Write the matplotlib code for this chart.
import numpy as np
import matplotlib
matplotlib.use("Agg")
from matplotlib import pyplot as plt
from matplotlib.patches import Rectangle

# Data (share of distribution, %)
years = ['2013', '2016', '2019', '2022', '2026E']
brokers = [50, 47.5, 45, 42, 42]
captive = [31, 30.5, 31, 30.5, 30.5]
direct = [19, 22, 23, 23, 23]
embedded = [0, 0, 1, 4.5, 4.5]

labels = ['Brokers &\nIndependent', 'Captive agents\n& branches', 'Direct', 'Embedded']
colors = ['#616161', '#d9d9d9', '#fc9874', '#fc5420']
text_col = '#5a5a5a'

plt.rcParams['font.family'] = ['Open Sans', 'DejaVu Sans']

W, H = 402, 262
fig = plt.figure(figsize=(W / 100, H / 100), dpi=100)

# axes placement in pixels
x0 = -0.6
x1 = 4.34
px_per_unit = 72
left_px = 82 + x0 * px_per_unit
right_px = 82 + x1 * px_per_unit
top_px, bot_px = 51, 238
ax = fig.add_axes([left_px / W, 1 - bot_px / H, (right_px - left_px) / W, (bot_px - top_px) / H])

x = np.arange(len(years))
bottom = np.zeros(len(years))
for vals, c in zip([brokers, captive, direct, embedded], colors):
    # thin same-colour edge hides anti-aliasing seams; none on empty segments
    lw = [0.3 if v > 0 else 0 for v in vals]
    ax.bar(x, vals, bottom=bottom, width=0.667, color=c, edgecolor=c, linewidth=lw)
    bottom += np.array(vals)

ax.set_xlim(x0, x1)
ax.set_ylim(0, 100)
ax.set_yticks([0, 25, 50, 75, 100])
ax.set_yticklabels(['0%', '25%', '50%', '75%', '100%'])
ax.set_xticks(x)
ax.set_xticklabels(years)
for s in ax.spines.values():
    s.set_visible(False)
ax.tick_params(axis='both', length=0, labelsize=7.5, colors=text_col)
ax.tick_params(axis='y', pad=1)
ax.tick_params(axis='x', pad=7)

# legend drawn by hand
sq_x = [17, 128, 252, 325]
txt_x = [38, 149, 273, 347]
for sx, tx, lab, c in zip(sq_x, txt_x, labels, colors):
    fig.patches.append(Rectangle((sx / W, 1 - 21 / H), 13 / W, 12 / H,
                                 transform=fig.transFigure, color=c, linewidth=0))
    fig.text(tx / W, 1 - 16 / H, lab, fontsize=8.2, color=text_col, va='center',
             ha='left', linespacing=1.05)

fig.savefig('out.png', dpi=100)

══════

> [Given task]:
Repeat the data exactly. Leave nothing out.

> [Full response]:
Write the matplotlib code for this chart.
import numpy as np
import matplotlib
matplotlib.use("Agg")
from matplotlib import pyplot as plt
from matplotlib.patches import Rectangle

# Data (share of distribution, %)
years = ['2013', '2016', '2019', '2022', '2026E']
brokers = [50, 47.5, 45, 42, 42]
captive = [31, 30.5, 31, 30.5, 30.5]
direct = [19, 22, 23, 23, 23]
embedded = [0, 0, 1, 4.5, 4.5]

labels = ['Brokers &\nIndependent', 'Captive agents\n& branches', 'Direct', 'Embedded']
colors = ['#616161', '#d9d9d9', '#fc9874', '#fc5420']
text_col = '#5a5a5a'

plt.rcParams['font.family'] = ['Open Sans', 'DejaVu Sans']

W, H = 402, 262
fig = plt.figure(figsize=(W / 100, H / 100), dpi=100)

# axes placement in pixels
x0 = -0.6
x1 = 4.34
px_per_unit = 72
left_px = 82 + x0 * px_per_unit
right_px = 82 + x1 * px_per_unit
top_px, bot_px = 51, 238
ax = fig.add_axes([left_px / W, 1 - bot_px / H, (right_px - left_px) / W, (bot_px - top_px) / H])

x = np.arange(len(years))
bottom = np.zeros(len(years))
for vals, c in zip([brokers, captive, direct, embedded], colors):
    # thin same-colour edge hides anti-aliasing seams; none on empty segments
    lw = [0.3 if v > 0 else 0 for v in vals]
    ax.bar(x, vals, bottom=bottom, width=0.667, color=c, edgecolor=c, linewidth=lw)
    bottom += np.array(vals)

ax.set_xlim(x0, x1)
ax.set_ylim(0, 100)
ax.set_yticks([0, 25, 50, 75, 100])
ax.set_yticklabels(['0%', '25%', '50%', '75%', '100%'])
ax.set_xticks(x)
ax.set_xticklabels(years)
for s in ax.spines.values():
    s.set_visible(False)
ax.tick_params(axis='both', length=0, labelsize=7.5, colors=text_col)
ax.tick_params(axis='y', pad=1)
ax.tick_params(axis='x', pad=7)

# legend drawn by hand
sq_x = [17, 128, 252, 325]
txt_x = [38, 149, 273, 347]
for sx, tx, lab, c in zip(sq_x, txt_x, labels, colors):
    fig.patches.append(Rectangle((sx / W, 1 - 21 / H), 13 / W, 12 / H,
                                 transform=fig.transFigure, color=c, linewidth=0))
    fig.text(tx / W, 1 - 16 / H, lab, fontsize=8.2, color=text_col, va='center',
             ha='left', linespacing=1.05)

fig.savefig('out.png', dpi=100)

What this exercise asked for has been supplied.